Я раздала карамели детишкам, себе ни одной не взяла.
"Ну чего же ты, Кирка, все дуешься на меня? Дядя Панас давно простил, а ты почему-то дуешься?" - и, присев рядом на баул, хотел меня обнять.
"Не смей"
"Ты что?"
"Не смей, сказала!"
"Кирка!"
"Уйди, сатана!"
"Гляди - пожалеешь!"
"Уйди, слышишь!" - закричала я, оттолкнув его плечом.
Он встал, оправил косоворотку, подтянул голенища сапог и побрел вразвалку вдоль пристани.
Парохода все не было. Сидеть все время на пристани надоело, и я, прибрав волосы, надев поярче платочек, пошла прогуляться. Подошла к универмагу, посмотрела, какие на витрине выставлены товары, и уже пошла было в магазин, навстречу мне тот самый молодой человек, что давал мне полсотенную бумажку. Он тоже узнал меня, улыбнулся, но сказать ничего не сказал. Тут народ оттеснил меня, а когда я выскочила на панель, увидала, как он ведет под ручку девушку в зеленом платье и в туфельках на высоких каблуках.
Будто сама не своя, побежала на пристань, повалилась на баулы и залилась слезами. А когда немного успокоилась, твердо решила: не буду жить!

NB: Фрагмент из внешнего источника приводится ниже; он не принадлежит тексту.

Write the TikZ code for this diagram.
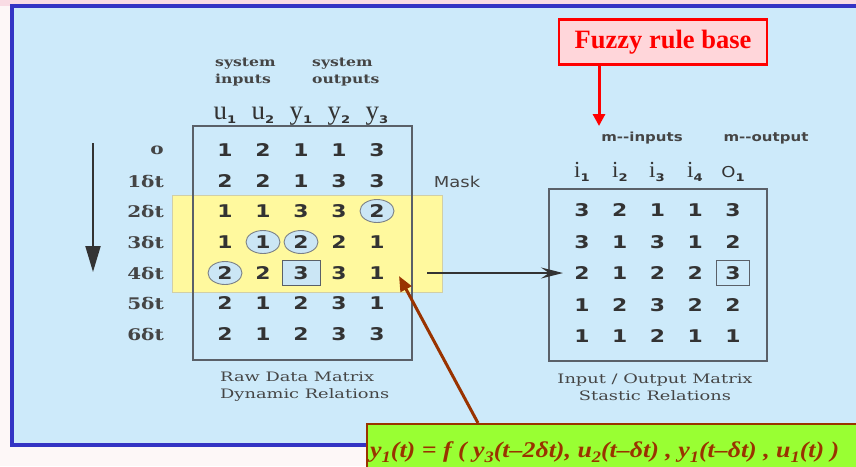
\documentclass[tikz,border=0pt]{standalone}
\usepackage{fontspec}
\setmainfont{Liberation Serif}
\newfontfamily\digf[FakeStretch=1.25]{DejaVu Sans}
\newfontfamily\labf[FakeStretch=1.25]{DejaVu Serif}
\newfontfamily\capf[FakeStretch=1.37]{DejaVu Serif}
\newfontfamily\swide[FakeStretch=1.2]{DejaVu Sans}
\newfontfamily\formf[FakeStretch=1.15]{Liberation Serif}
\usetikzlibrary{arrows.meta,shapes.geometric}

\definecolor{framecol}{HTML}{3434C4}
\definecolor{bgblue}{HTML}{CDEAFA}
\definecolor{toppink}{HTML}{F9DCE4}
\definecolor{botpink}{HTML}{FDF7F7}
\definecolor{maskyel}{HTML}{FFF99E}
\definecolor{cellblue}{HTML}{CBE6F5}
\definecolor{dgcol}{HTML}{333333}
\definecolor{linecol}{HTML}{5A6068}
\definecolor{labcol}{HTML}{454545}
\definecolor{fuzzfill}{HTML}{FFD6DA}
\definecolor{brownc}{HTML}{993300}
\definecolor{greenf}{HTML}{99FF33}

\newcommand{\hsub}[1]{\raisebox{-4pt}{\digf\bfseries\fontsize{10.5}{10.5}\selectfont #1}}
\newcommand{\fsub}[1]{\raisebox{-5pt}{\fontsize{16}{16}\selectfont #1}}

\pgfdeclarelayer{back}
\pgfdeclarelayer{mid}
\pgfsetlayers{back,mid,main}

\begin{document}
\begin{tikzpicture}[x=1pt,y=-1pt,
  dg/.style={font=\digf\bfseries\fontsize{17.5}{17.5}\selectfont, text=dgcol, inner sep=0pt},
  rowlab/.style={font=\labf\bfseries\fontsize{16}{16}\selectfont, text=labcol, anchor=east, inner sep=0pt},
  varlab/.style={font=\fontsize{27}{27}\selectfont, text=dgcol, anchor=base, inner sep=0pt},
  smalllab/.style={font=\labf\bfseries\fontsize{12.5}{17}\selectfont, text=labcol, inner sep=0pt},
  caplab/.style={font=\capf\fontsize{13}{17}\selectfont, text=labcol, inner sep=0pt},
  sanslab/.style={font=\swide\bfseries\fontsize{12.5}{12.5}\selectfont, text=labcol, inner sep=0pt},
  matbox/.style={draw=linecol, line width=1.2pt},
  circcell/.style={ellipse, draw=linecol!80, fill=cellblue, line width=0.9pt, minimum width=34pt, minimum height=23pt, inner sep=0pt},
  sqcell/.style={rectangle, draw=linecol, fill=cellblue, line width=1pt, minimum width=38pt, minimum height=25pt, inner sep=0pt},
  sqcellr/.style={rectangle, draw=linecol, line width=1pt, minimum width=33pt, minimum height=25pt, inner sep=0pt},
]
\useasboundingbox (0,0) rectangle (856,466);
\clip (0,0) rectangle (856,466);

\begin{pgfonlayer}{back}
  \fill[botpink] (0,0) rectangle (856,466);
  \fill[toppink] (0,0) rectangle (856,6);
  \draw[framecol, line width=4pt, fill=bgblue] (12,6) rectangle (880,445);
  \draw[maskyel!70!black!60, line width=0.6pt, fill=maskyel] (172,195) rectangle (442,292);
\end{pgfonlayer}

% left matrix box
\draw[matbox] (193,126) rectangle (412,360);
% right matrix box
\draw[matbox] (549,189) rectangle (767,361);

% left matrix digits
\foreach \r/\yy/\vals in {0/150/{1,2,1,1,3},1/181/{2,2,1,3,3},2/211/{1,1,3,3,2},3/242/{1,1,2,2,1},4/273/{2,2,3,3,1},5/303/{2,1,2,3,1},6/334/{2,1,2,3,3}}{
  \foreach \v [count=\c] in \vals {
    \node[dg] (L-\r-\c) at ({225+38*(\c-1)},\yy) {\v};
  }
}
% right matrix digits
\foreach \r/\yy/\vals in {1/210/{3,2,1,1,3},2/242/{3,1,3,1,2},3/273/{2,1,2,2,3},4/305/{1,2,3,2,2},5/336/{1,1,2,1,1}}{
  \foreach \v [count=\c] in \vals {
    \node[dg] (R-\r-\c) at ({582+37.75*(\c-1)},\yy) {\v};
  }
}

% highlighted cells
\begin{pgfonlayer}{mid}
  \node[circcell] (c1) at (L-2-5) {};
  \node[circcell] (c2) at (L-3-2) {};
  \node[circcell] (c3) at (L-3-3) {};
  \node[circcell] (c4) at (L-4-1) {};
  \node[sqcell] (s1) at (L-4-3) {};
  \node[sqcellr] (s2) at (R-3-5) {};
\end{pgfonlayer}

% row labels
\foreach \r/\yy/\t in {0/150/o,1/181/1δt,2/211/2δt,3/242/3δt,4/273/4δt,5/303/5δt,6/334/6δt}{
  \node[rowlab] (T-\r) at (164,\yy) {\t};
}

% header labels
\node[varlab] (h1) at (225,119) {u\hsub{1}};
\node[varlab] (h2) at (263,119) {u\hsub{2}};
\node[varlab] (h3) at (301,119) {y\hsub{1}};
\node[varlab] (h4) at (339,119) {y\hsub{2}};
\node[varlab] (h5) at (377,119) {y\hsub{3}};

\node[varlab, font=\fontsize{23}{23}\selectfont] (g1) at (582,177) {i\hsub{1}};
\node[varlab, font=\fontsize{23}{23}\selectfont] (g2) at (620,177) {i\hsub{2}};
\node[varlab, font=\fontsize{23}{23}\selectfont] (g3) at (657,177) {i\hsub{3}};
\node[varlab, font=\fontsize{23}{23}\selectfont] (g4) at (695,177) {i\hsub{4}};
\node[varlab, font=\swide\fontsize{15}{15}\selectfont] (g5) at (733,177) {O\hsub{1}};

\node[smalllab, anchor=west, align=left] (sysin) at (215,72) {system\\inputs};
\node[smalllab, anchor=west, align=left] (sysout) at (312,72) {system\\outputs};

\node[sanslab] (minp) at (642,138) {m--inputs};
\node[sanslab] (mout) at (766,138) {m--output};
\node[sanslab, font=\swide\fontsize{15}{15}\selectfont] (mask) at (457,182) {Mask};

\node[caplab, anchor=west, align=left] (rawlab) at (220,387) {Raw Data Matrix\\Dynamic Relations};
\node[caplab, align=center] (iolab) at (655,387) {Input / Output Matrix\\Stastic Relations};

% time arrow
\coordinate (tstart) at (93,143);
\coordinate (tend) at (93,272);
\draw[dgcol, line width=2pt, -{Triangle[length=26pt, width=15pt]}] (tstart) -- (tend);

% mask -> rule arrow
\coordinate (mstart) at (427,273);
\coordinate (mend) at (563,273);
\draw[dgcol, line width=1.5pt, -{Stealth[length=22pt, width=11pt, inset=8pt]}] (mstart) -- (mend);

% fuzzy rule base
\node[draw=red, fill=fuzzfill, line width=2.5pt, minimum width=208pt, minimum height=45pt, inner sep=0pt,
      font=\bfseries\fontsize{26.5}{26.5}\selectfont, text=red] (fz) at (663,42) {Fuzzy rule base};
\coordinate (rtip) at (599,126);
\draw[red, line width=3pt, -{Triangle[length=12pt, width=12pt]}] (fz.south -| rtip) -- (rtip);

% formula box
\node[draw=brownc, fill=greenf, line width=2pt, anchor=north west, minimum width=560pt, minimum height=70pt, inner sep=0pt] (fbox) at (366,423) {};
\node[anchor=base west, inner sep=0pt, text=brownc, font=\formf\bfseries\itshape\fontsize{22.5}{22.5}\selectfont] (ftext) at (370,457)
  {y\fsub{1}(t) = f ( y\fsub{3}(t–2δt), u\fsub{2}(t–δt) , y\fsub{1}(t–δt) , u\fsub{1}(t) )};
\coordinate (bstart) at (478,423);
\coordinate (btip) at (399,276);
\draw[brownc, line width=3pt, -{Triangle[length=15pt, width=12pt]}] (bstart) -- (btip);
\end{tikzpicture}
\end{document}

Поздно вечером, когда наши, утомившись от ходьбы по городу, крепко спали, прошла в темноте к самому краю пирса, взобралась на волнолом, перекрестилась перед смертью и только глянула вниз, в черную воду, перед моими глазами вдруг возникла картина войны: горячая от зноя степь, мама, братик Петя, отец, седой от степной пыли. И тут я подумала: если утоплюсь, что с моим дорогим таточкой сделается, ведь я у него одна на всем белом свете! Не выдержит он нового горя, тоже руки на себя наложит. И сама уж не знаю, как я удержалась, чтобы не прыгнуть в море, ведь я уже на волоске висела.